Dealing with a Pancoast Tumor Diagnosis

JanineT GRACE Community Outreach
Posts:655
GRACE Community Outreach Team

I've started this thread for a new member I've been messaging with and we wanted to bring the conversation to the forums.
Pandora wrote about her person who has a pancoast tumor and since my husband also had one wants to hear what I have to add.
Her last post said, "I just wanted to know how your husband dealt with the disease. My father in law has an abdominal aortic aneurysm. He is 76 and thw pdl 1 is >1-49%, which is not so good regarding to the treatment with immunotherapy in first line."

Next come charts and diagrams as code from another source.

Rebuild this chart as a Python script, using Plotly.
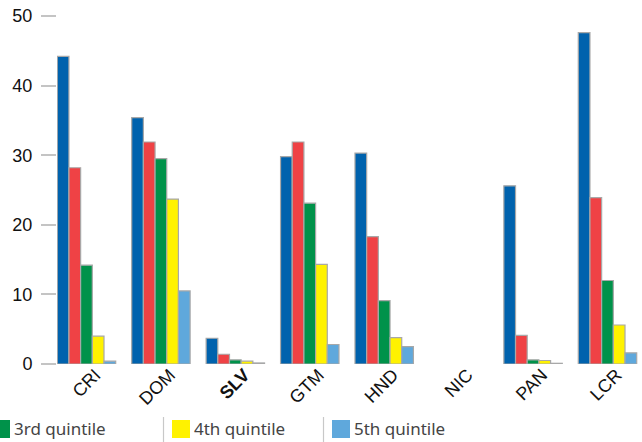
import plotly.graph_objects as go

# Share of population by income quintile, per country
countries = ["CRI", "DOM", "SLV", "GTM", "HND", "NIC", "PAN", "LCR"]
country_labels = ["CRI", "DOM", "<b>SLV</b>", "GTM", "HND", "NIC", "PAN", "LCR"]

q1 = [44.2, 35.4, 3.7, 29.8, 30.3, None, 25.6, 47.6]
q2 = [28.2, 31.9, 1.4, 31.9, 18.3, None, 4.1, 23.9]
q3 = [14.2, 29.5, 0.6, 23.1, 9.1, None, 0.6, 12.0]
q4 = [4.0, 23.7, 0.4, 14.3, 3.8, None, 0.5, 5.6]
q5 = [0.4, 10.5, 0.15, 2.8, 2.5, None, 0.1, 1.6]

series_names = ["1st quintile", "2nd quintile", "3rd quintile", "4th quintile", "5th quintile"]
series_values = [q1, q2, q3, q4, q5]
series_colors = ["#0062ad", "#ef4245", "#00924a", "#fff200", "#5fa8dc"]

y_ticks = [0, 10, 20, 30, 40, 50]

W, H = 642, 442
ML, MR, MT, MB = 57, 2, 16, 78
PW, PH = W - ML - MR, H - MT - MB

fig = go.Figure()
for name, vals, col in zip(series_names, series_values, series_colors):
    fig.add_trace(go.Bar(
        x=countries, y=vals, name=name,
        marker=dict(color=col, line=dict(color="#a8a8a8", width=1.2)),
        showlegend=False,
    ))


def px_x(p):
    return (p - ML) / PW


def px_y(p):
    return (H - MB - p) / PH


# Legend row along the bottom edge; the row is scrolled so the first
# entries sit left of the page and only the visible ones are drawn
legend_sq_left = [-368, -188, -8, 172, 332]
shapes = []
annotations = []
for i, (name, col, x0) in enumerate(zip(series_names, series_colors, legend_sq_left)):
    if x0 + 18 <= 0:
        continue
    shapes.append(dict(type="rect", xref="paper", yref="paper",
                       x0=px_x(x0), x1=px_x(x0 + 18), y0=px_y(438), y1=px_y(420),
                       fillcolor=col, line=dict(width=0), layer="above"))
    annotations.append(dict(text=name, xref="paper", yref="paper",
                            x=px_x(x0 + 20), y=px_y(429), xanchor="left", yanchor="middle",
                            showarrow=False,
                            font=dict(family="Noto Sans", size=17, color="#444444")))
    if x0 - 8.5 > 0:
        sx = x0 - 8.5
        shapes.append(dict(type="line", xref="paper", yref="paper",
                           x0=px_x(sx), x1=px_x(sx), y0=px_y(417), y1=px_y(442),
                           line=dict(color="#c8c8c8", width=1.2)))

fig.update_layout(
    width=W, height=H,
    margin=dict(l=ML, r=MR, t=MT, b=MB, autoexpand=False),
    paper_bgcolor="white", plot_bgcolor="white",
    barmode="group", bargap=0.215, bargroupgap=0,
    shapes=shapes, annotations=annotations,
    xaxis=dict(
        type="category", range=[-0.396, -0.396 + PW / 74.43],
        tickmode="array", tickvals=countries, ticktext=country_labels,
        tickangle=-45, showgrid=False, showline=False, zeroline=False, ticks="",
        tickfont=dict(family="Liberation Sans", size=18, color="#111111"),
        automargin=False, ticklabelstandoff=-4, ticklabelshift=9,
    ),
    yaxis=dict(
        range=[0, 50], tickmode="array", tickvals=y_ticks,
        ticks="outside", ticklen=15, tickcolor="#c4c4c4", tickwidth=1.5,
        showgrid=False, showline=False, zeroline=False,
        tickfont=dict(family="Liberation Sans", size=18, color="#111111"),
        automargin=False, ticklabelstandoff=5,
    ),
)

fig.write_html("out.html")
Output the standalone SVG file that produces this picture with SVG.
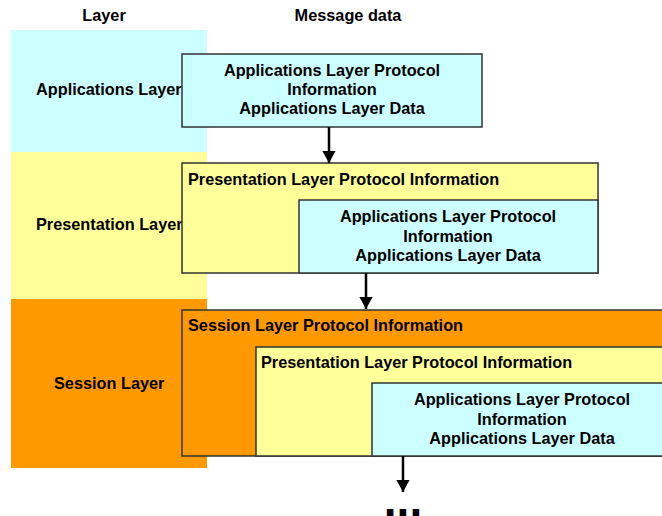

Don was very sick for a while and the tumor left lasting physical problems but chemo and radiation cured him. He like everyone with nsclc had a lot of individual issues that make comparison difficult (it's why many oncologists look at each case as an individual type of cancer). But the destruction the tumor caused in his ribs and brachial plexus is likely similar. Your father in law with an abdominal aortic aneurysm may benefit from consulting with a vascular or cardiac specialist to help guide treatment options such as possible chemotherapy after radiation. Chemo with or after radiation adds a few percentage points to the cure rate.

Has radiation helped with his arm and shoulder pain and what has his doctors said about systemic (chemo, immuno) options in consideration to AAA?

All the best,
Janine

I joined GRACE as a caregiver for my husband who had a Pancoast tumor, NSCLC stage III in 2009. He had curative chemo/rads then it was believed he had a recurrence in the spine/oligometastasis that was radiated. He's 10 years out from treatment.